* [GOAL]
Your task is to copy every line of the entries that contains "image".

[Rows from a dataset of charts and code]
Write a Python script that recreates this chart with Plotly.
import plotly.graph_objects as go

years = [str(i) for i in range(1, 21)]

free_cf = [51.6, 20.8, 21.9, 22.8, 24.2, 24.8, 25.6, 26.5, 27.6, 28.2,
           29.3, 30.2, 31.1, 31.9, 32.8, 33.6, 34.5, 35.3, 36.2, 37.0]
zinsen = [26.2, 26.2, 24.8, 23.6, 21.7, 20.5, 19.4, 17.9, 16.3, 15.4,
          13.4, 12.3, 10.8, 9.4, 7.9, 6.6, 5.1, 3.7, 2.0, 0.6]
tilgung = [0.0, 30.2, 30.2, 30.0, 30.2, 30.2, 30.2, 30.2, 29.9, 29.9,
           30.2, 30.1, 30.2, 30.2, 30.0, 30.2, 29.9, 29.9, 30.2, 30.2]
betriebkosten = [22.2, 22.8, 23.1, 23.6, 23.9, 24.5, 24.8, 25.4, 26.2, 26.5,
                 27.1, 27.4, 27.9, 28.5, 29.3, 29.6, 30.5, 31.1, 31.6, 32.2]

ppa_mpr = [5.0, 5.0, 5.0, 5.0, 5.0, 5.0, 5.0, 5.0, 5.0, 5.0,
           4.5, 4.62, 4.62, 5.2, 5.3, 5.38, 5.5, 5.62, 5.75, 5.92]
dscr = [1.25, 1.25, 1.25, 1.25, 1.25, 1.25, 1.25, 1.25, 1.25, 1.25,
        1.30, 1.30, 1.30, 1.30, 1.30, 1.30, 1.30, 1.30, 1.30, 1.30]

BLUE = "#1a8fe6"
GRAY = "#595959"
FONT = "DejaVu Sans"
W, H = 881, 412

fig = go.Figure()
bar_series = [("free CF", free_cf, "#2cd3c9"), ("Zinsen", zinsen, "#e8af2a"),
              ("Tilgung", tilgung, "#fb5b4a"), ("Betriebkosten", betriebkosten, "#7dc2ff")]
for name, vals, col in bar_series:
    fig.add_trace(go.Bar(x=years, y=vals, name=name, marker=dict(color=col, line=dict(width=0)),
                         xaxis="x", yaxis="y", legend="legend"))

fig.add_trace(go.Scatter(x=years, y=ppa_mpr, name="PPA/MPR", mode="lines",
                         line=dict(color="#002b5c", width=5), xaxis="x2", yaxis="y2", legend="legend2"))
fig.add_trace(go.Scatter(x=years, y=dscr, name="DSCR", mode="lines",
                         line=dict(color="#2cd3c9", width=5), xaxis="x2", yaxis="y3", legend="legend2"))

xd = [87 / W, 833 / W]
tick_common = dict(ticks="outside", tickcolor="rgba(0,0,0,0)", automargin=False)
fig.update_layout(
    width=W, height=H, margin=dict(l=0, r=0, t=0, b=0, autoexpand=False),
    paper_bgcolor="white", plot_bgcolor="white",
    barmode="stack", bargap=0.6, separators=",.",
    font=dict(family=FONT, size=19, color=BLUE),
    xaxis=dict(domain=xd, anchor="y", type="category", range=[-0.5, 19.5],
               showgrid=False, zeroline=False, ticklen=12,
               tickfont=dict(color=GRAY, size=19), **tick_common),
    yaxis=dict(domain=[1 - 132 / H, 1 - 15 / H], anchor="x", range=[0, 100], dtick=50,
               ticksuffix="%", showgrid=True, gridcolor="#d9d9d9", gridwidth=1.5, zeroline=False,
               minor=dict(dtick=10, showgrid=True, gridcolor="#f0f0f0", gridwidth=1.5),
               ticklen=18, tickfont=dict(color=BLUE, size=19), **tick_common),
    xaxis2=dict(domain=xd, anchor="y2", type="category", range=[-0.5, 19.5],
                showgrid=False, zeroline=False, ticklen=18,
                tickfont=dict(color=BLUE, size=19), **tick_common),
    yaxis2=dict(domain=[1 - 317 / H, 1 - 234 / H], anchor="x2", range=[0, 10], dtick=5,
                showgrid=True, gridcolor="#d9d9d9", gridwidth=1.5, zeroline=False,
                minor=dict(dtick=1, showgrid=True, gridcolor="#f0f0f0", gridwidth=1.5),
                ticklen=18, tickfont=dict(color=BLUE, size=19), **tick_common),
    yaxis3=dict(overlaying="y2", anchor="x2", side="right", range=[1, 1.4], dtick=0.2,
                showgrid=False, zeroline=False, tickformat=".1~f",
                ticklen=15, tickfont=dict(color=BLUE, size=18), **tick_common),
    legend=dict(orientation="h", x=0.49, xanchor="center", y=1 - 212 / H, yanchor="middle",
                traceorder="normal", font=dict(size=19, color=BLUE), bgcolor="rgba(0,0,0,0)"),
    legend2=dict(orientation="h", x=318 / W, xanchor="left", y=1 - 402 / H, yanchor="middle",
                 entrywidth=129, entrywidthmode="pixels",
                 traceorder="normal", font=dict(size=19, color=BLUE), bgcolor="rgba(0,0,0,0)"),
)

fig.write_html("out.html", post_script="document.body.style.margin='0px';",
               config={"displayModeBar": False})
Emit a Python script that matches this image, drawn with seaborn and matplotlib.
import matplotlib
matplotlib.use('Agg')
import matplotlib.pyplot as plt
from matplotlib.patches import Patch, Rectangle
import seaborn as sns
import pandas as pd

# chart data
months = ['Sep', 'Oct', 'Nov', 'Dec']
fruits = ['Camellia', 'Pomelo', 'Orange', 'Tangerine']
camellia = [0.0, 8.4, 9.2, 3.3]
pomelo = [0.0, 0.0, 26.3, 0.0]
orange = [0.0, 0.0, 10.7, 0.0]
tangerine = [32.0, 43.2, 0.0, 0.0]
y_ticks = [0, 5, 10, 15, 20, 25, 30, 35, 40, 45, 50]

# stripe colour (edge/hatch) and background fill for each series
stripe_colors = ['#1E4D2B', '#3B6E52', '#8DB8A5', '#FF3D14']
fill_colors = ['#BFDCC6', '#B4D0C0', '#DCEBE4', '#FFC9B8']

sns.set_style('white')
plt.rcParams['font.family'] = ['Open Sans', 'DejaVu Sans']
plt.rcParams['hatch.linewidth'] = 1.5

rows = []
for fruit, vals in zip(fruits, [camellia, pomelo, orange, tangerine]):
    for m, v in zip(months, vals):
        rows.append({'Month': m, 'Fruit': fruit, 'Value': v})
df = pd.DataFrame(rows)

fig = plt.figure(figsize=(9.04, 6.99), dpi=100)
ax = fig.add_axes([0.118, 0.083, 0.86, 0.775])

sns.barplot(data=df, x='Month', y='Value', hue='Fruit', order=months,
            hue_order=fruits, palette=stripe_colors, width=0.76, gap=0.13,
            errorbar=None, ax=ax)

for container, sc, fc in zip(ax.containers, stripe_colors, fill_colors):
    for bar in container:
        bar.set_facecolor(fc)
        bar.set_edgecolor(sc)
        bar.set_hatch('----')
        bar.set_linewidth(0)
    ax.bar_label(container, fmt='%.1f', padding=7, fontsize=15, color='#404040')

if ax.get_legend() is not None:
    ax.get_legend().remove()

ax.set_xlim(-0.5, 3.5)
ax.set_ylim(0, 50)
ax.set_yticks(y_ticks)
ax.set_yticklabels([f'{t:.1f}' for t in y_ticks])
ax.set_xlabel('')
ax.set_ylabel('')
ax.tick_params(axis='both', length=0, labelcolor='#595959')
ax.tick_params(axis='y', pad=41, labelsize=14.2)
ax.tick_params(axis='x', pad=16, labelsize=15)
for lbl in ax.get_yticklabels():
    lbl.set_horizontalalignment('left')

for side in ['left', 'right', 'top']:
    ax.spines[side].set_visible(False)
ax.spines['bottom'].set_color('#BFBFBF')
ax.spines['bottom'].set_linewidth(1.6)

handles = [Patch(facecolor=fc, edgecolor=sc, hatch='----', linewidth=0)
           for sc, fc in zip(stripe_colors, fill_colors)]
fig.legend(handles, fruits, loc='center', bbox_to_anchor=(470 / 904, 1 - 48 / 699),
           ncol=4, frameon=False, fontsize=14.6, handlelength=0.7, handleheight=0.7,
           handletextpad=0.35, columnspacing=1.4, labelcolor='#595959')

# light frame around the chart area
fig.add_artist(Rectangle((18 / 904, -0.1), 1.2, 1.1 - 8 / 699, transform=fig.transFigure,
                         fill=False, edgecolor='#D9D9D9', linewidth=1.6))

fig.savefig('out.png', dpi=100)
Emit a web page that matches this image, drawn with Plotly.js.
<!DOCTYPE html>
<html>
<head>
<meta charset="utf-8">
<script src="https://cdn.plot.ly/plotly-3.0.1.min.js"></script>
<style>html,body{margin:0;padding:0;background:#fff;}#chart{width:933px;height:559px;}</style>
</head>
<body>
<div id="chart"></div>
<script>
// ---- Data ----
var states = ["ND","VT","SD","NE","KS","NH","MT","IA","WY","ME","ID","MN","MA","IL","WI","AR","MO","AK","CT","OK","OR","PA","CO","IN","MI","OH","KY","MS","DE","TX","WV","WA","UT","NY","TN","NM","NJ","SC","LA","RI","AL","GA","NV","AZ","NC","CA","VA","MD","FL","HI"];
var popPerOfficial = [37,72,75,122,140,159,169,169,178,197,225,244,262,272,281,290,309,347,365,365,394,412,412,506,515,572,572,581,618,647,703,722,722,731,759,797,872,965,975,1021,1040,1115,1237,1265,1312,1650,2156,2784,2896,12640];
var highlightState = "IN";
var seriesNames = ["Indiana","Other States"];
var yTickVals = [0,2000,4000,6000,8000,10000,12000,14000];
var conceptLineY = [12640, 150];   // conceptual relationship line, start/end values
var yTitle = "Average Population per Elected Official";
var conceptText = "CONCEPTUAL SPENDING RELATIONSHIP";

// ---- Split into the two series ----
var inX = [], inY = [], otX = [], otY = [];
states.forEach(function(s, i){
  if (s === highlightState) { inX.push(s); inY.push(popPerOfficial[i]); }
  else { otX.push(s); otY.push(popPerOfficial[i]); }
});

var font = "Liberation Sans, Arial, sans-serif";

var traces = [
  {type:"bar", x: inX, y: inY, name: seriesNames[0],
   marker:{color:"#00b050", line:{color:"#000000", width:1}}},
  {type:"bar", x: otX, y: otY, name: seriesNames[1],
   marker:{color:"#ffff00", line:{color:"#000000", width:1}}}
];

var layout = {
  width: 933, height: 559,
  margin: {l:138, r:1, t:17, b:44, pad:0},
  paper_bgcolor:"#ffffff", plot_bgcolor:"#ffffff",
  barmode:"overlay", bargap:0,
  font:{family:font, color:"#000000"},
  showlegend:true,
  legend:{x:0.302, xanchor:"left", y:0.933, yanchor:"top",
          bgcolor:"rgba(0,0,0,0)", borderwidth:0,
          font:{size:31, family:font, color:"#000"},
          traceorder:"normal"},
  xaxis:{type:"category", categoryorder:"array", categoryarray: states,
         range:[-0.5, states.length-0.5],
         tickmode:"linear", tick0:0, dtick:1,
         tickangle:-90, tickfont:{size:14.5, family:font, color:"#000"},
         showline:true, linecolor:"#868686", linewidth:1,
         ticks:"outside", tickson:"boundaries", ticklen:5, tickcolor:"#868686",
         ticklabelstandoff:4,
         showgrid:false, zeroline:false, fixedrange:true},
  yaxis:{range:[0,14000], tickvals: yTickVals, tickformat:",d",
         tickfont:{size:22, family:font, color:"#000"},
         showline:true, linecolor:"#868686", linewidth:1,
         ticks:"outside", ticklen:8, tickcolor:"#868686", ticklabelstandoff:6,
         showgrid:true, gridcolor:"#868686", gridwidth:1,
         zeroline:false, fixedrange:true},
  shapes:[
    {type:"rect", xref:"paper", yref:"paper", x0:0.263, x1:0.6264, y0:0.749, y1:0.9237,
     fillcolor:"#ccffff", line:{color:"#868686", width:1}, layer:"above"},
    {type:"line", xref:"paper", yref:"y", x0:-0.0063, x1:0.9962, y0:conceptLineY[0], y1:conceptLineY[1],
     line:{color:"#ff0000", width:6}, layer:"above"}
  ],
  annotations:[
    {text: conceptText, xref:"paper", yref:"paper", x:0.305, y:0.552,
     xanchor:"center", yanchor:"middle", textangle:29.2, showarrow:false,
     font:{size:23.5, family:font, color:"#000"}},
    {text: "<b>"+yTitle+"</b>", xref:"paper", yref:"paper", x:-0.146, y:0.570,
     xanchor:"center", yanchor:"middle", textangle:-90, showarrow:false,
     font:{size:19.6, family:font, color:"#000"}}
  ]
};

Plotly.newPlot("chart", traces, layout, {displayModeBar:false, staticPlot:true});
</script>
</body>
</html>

* [WRITTEN RESPONSE]
Emit a Python script that matches this image, drawn with seaborn and matplotlib.
Emit a web page that matches this image, drawn with Plotly.js.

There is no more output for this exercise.